Grant, a Scottish professor, is visiting the U.S. as part of a research program hosted by the U.S. Marine Corps.

He said the robot’s original inspiration was a conversation with a Marine Corps major who had worked on a rescue team after the 1995 bombing of a federal building in Oklahoma City, Okla.

“There was a great feeling of frustration because of the scene they were presented with,” Grant said. “They would have used any kind of man, animal, or machine they could have, if it would have saved lives.”

So, knowing that pipes stay intact when a building collapses, Grant began to think of a device that could make use of them and help in the rescue effort.

He pitched the idea at N.C. State and got a team of seniors working on it for their senior design project.

The result was a rough prototype. The next group of seniors — Cox, Steve Cottle of Wilmington and Brian Dessent of Durham — made it a working robot.

“They re-engineered the whole system and made a really exceptional job of it,” Grant said.

The three seniors designed the current robot, wrote the software that controls it, and built it for around $1,500, Cox said.

MOCASIn 2 moves “in inchworm fashion,” Cox said.
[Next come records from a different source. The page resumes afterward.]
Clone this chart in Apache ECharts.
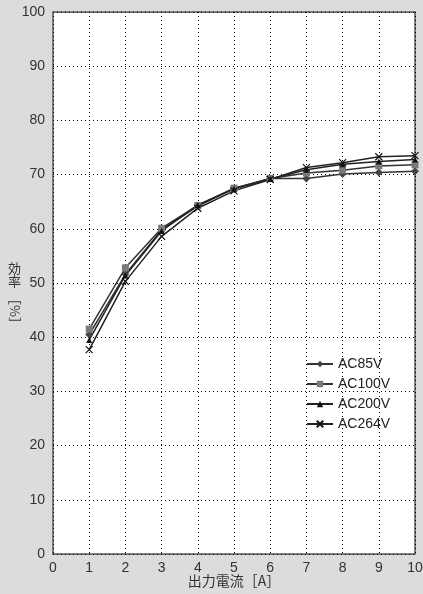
<!DOCTYPE html>
<html>
	<head>
		<meta charset="utf-8">
		<title>効率</title>
		<script src="https://cdn.jsdelivr.net/npm/echarts@6/dist/echarts.min.js"></script>
		<style>
			html, body {
				margin: 0;
				padding: 0;
				background: #dcdcdc;
			}
			#chart {
				width: 423px;
				height: 594px;
			}
		</style>
	</head>
	<body>
		<div id="chart"></div>
		<script>
			// 出力電流 [A]
			var current = [1, 2, 3, 4, 5, 6, 7, 8, 9, 10]
			// 効率 [%]
			var ac85 = [40.5, 51.6, 59.8, 64.2, 67.4, 69.3, 69.3, 70.1, 70.4, 70.6]
			var ac100 = [41.5, 52.8, 60.1, 64.3, 67.5, 69.3, 70.3, 70.8, 71.6, 71.8]
			var ac200 = [39.5, 51.4, 59.6, 64.4, 67.4, 69.2, 70.9, 71.9, 72.4, 72.8]
			var ac264 = [37.7, 50.3, 58.6, 63.8, 67.0, 69.1, 71.3, 72.2, 73.3, 73.5]
			var names = ['AC85V', 'AC100V', 'AC200V', 'AC264V']

			function pairs(ys) {
				var out = []
				for (var i = 0; i < current.length; i++) {
					out.push([current[i], ys[i]])
				}
				return out
			}

			var crossPath = 'path://M0,0L10,10M10,0L0,10'
			var jpFont = '"Noto Sans CJK JP", sans-serif'

			var myChart = echarts.init(document.getElementById('chart'))
			var option = {
				backgroundColor: '#dcdcdc',
				animation: false,
				textStyle: {
					fontFamily: 'Liberation Sans, Arial, sans-serif'
				},
				grid: {
					left: 53,
					right: 8,
					top: 12,
					bottom: 40,
					outerBoundsMode: 'none',
					show: true,
					backgroundColor: '#ffffff',
					borderColor: '#555555',
					borderWidth: 1.5
				},
				legend: {
					orient: 'vertical',
					left: 301,
					top: 352,
					itemWidth: 26,
					itemHeight: 8,
					itemGap: 6,
					textStyle: {
						fontSize: 14,
						color: '#222'
					},
					data: names
				},
				xAxis: {
					type: 'value',
					min: 0,
					max: 10,
					interval: 1,
					axisLine: { show: false },
					axisTick: { show: false },
					axisLabel: {
						fontSize: 14,
						color: '#333',
						margin: 7
					},
					splitLine: {
						lineStyle: { color: '#000', type: [1, 3], width: 1 }
					},
					name: '出力電流［A］',
					nameLocation: 'middle',
					nameGap: 20,
					nameMoveOverlap: false,
					nameTextStyle: {
						fontFamily: jpFont,
						fontSize: 14,
						color: '#333'
					}
				},
				yAxis: {
					type: 'value',
					min: 0,
					max: 100,
					interval: 10,
					axisLine: { show: false },
					axisTick: { show: false },
					axisLabel: {
						fontSize: 14,
						color: '#333',
						margin: 8
					},
					splitLine: {
						lineStyle: { color: '#000', type: [1, 3], width: 1 }
					}
				},
				graphic: [{
					type: 'text',
					left: 8,
					top: 262,
					style: {
						text: '効\n率',
						font: '13px ' + jpFont,
						fill: '#333',
						lineHeight: 13
					}
				}, {
					type: 'group',
					x: 15,
					y: 311,
					rotation: -Math.PI / 2,
					children: [{
						type: 'text',
						style: {
							text: '［%］',
							font: '13px ' + jpFont,
							fill: '#333',
							align: 'center',
							verticalAlign: 'middle'
						}
					}]
				}],
				series: [{
					name: names[0],
					type: 'line',
					data: pairs(ac85),
					symbol: 'diamond',
					symbolSize: 8,
					itemStyle: { color: '#444' },
					lineStyle: { color: '#333', width: 1.5 }
				}, {
					name: names[1],
					type: 'line',
					data: pairs(ac100),
					symbol: 'rect',
					symbolSize: 7,
					itemStyle: { color: '#7a7a7a' },
					lineStyle: { color: '#333', width: 1.5 }
				}, {
					name: names[2],
					type: 'line',
					data: pairs(ac200),
					symbol: 'triangle',
					symbolSize: 6,
					itemStyle: { color: '#111' },
					lineStyle: { color: '#222', width: 1.5 }
				}, {
					name: names[3],
					type: 'line',
					data: pairs(ac264),
					symbol: crossPath,
					symbolSize: 7,
					itemStyle: { color: '#111', borderColor: '#111', borderWidth: 1.2 },
					lineStyle: { color: '#222', width: 1.5 }
				}]
			}
			myChart.setOption(option)
		</script>
	</body>
</html>
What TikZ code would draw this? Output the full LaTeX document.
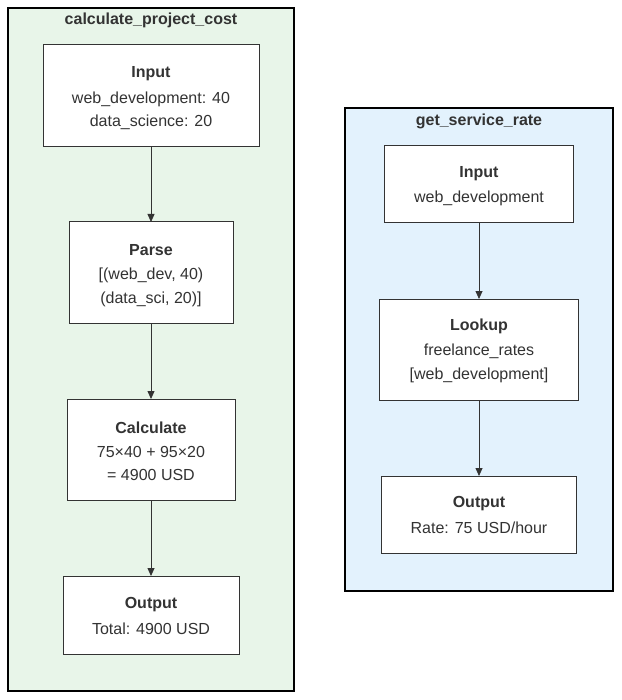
\documentclass[tikz,border=0pt]{standalone}
\usepackage{fontspec}
\setmainfont{Liberation Sans}
\usetikzlibrary{arrows.meta}
\definecolor{txt}{HTML}{333333}
\definecolor{gfill}{HTML}{E8F5E9}
\definecolor{bfill}{HTML}{E3F2FD}
\tikzset{
  cluster/.style={draw=black, line width=2pt},
  box/.style={draw=txt, fill=white, line width=1pt},
  lbl/.style={text=txt, font=\fontsize{16}{20}\selectfont, anchor=center, inner sep=0pt, yshift=-2pt},
  ttl/.style={text=txt, font=\fontsize{16}{20}\selectfont\bfseries, anchor=center, inner sep=0pt, yshift=-1.5pt},
  conn/.style={draw=txt, line width=0.8pt, -{Triangle[length=8pt,width=7pt]}},
}
\begin{document}
\begin{tikzpicture}[x=1pt,y=-1pt]
\useasboundingbox (0,0) rectangle (621,700);
% clusters
\draw[cluster, fill=gfill] (8,8) rectangle (294,691);
\node[ttl] (t1) at (151,19) {calculate\_project\_cost};
\draw[cluster, fill=bfill] (345,108) rectangle (613,591);
\node[ttl] (t2) at (479,120) {get\_service\_rate};
% left boxes
\draw[box] (43,45) rectangle (259,147); \coordinate (a1t) at (151,45); \coordinate (a1b) at (151,147);
\node[ttl] (a1h) at (151,72) {Input};
\node[lbl] (a1l1) at (151,97) {web\_development: 40};
\node[lbl] (a1l2) at (151,120) {data\_science: 20};

\draw[box] (69,222) rectangle (233,323); \coordinate (a2t) at (151,222); \coordinate (a2b) at (151,323);
\node[ttl] (a2h) at (151,249) {Parse};
\node[lbl] (a2l1) at (151,273) {[(web\_dev, 40)};
\node[lbl] (a2l2) at (151,297) {(data\_sci, 20)]};

\draw[box] (67,399) rectangle (235,500); \coordinate (a3t) at (151,399); \coordinate (a3b) at (151,500);
\node[ttl] (a3h) at (151,426) {Calculate};
\node[lbl] (a3l1) at (151,450) {75×40 + 95×20};
\node[lbl] (a3l2) at (151,473) {= 4900 USD};

\draw[box] (63,576) rectangle (239,654); \coordinate (a4t) at (151,576);
\node[ttl] (a4h) at (151,603) {Output};
\node[lbl] (a4l1) at (151,627) {Total: 4900 USD};

\draw[conn] (a1b) -- (a2t);
\draw[conn] (a2b) -- (a3t);
\draw[conn] (a3b) -- (a4t);

% right boxes
\draw[box] (384,146) rectangle (573,223); \coordinate (b1b) at (479,223);
\node[ttl] (b1h) at (479,172) {Input};
\node[lbl] (b1l1) at (479,196) {web\_development};

\draw[box] (379,299) rectangle (578,400); \coordinate (b2t) at (479,299); \coordinate (b2b) at (479,400);
\node[ttl] (b2h) at (479,325) {Lookup};
\node[lbl] (b2l1) at (479,349) {freelance\_rates};
\node[lbl] (b2l2) at (479,373) {[web\_development]};

\draw[box] (381,476) rectangle (576,553); \coordinate (b3t) at (479,476);
\node[ttl] (b3h) at (479,502) {Output};
\node[lbl] (b3l1) at (479,526) {Rate: 75 USD/hour};

\draw[conn] (b1b) -- (b2t);
\draw[conn] (b2b) -- (b3t);
\end{tikzpicture}
\end{document}
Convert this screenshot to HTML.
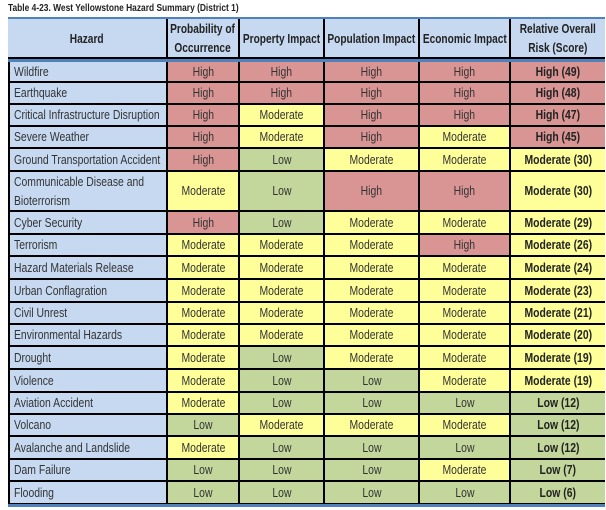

It uses pads on either end to grab a pipe and cylinders in the middle to extend or contract, pushing and pulling itself along.

The robot can make turns up to 90 degrees and can even crawl up or down a vertical pipe, Cox said.

For now, it is equipped only with a camera. But future versions could include microphones to hear victims and speakers to talk to them.

“That’s useful, because, I believe people lose hope after they’re trapped,” Grant, the professor, said. “If they could hear anything, they might regain hope they’ll be rescued.”

Cox and the other seniors built it to run on an air-propulsion system because that won’t cause sparks if the robot wanders into a gas leak.

Completed in May, the robot sat on a shelf for several of months. But a recent appearance at a science exposition in Asheville has drawn it international attention.

Grant said he’s gotten requests from rescue units in Fairfax, Va., and Australia to use the robot in their operations. But he doesn’t want it to go public until it’s further tested and patented.

The media has jumped on the story as well. The robot and its inventors have have appeared on National Geographic’s Internet site and are in this month’s Wired magazine.

The British Broadcasting Agency and Canadian television have covered it, and CNN filmed a piece to be included in a science and technology program.

Though they realize the robot’s potential usefulness to rescuers after a catastrophe, Cox said, the N.C. State students didn’t expect such hoopla over their senior project.

“We didn’t go into it looking for glory or anything,” Cox said. “We think it’s so funny that the three of us and our little robot are getting all this attention.”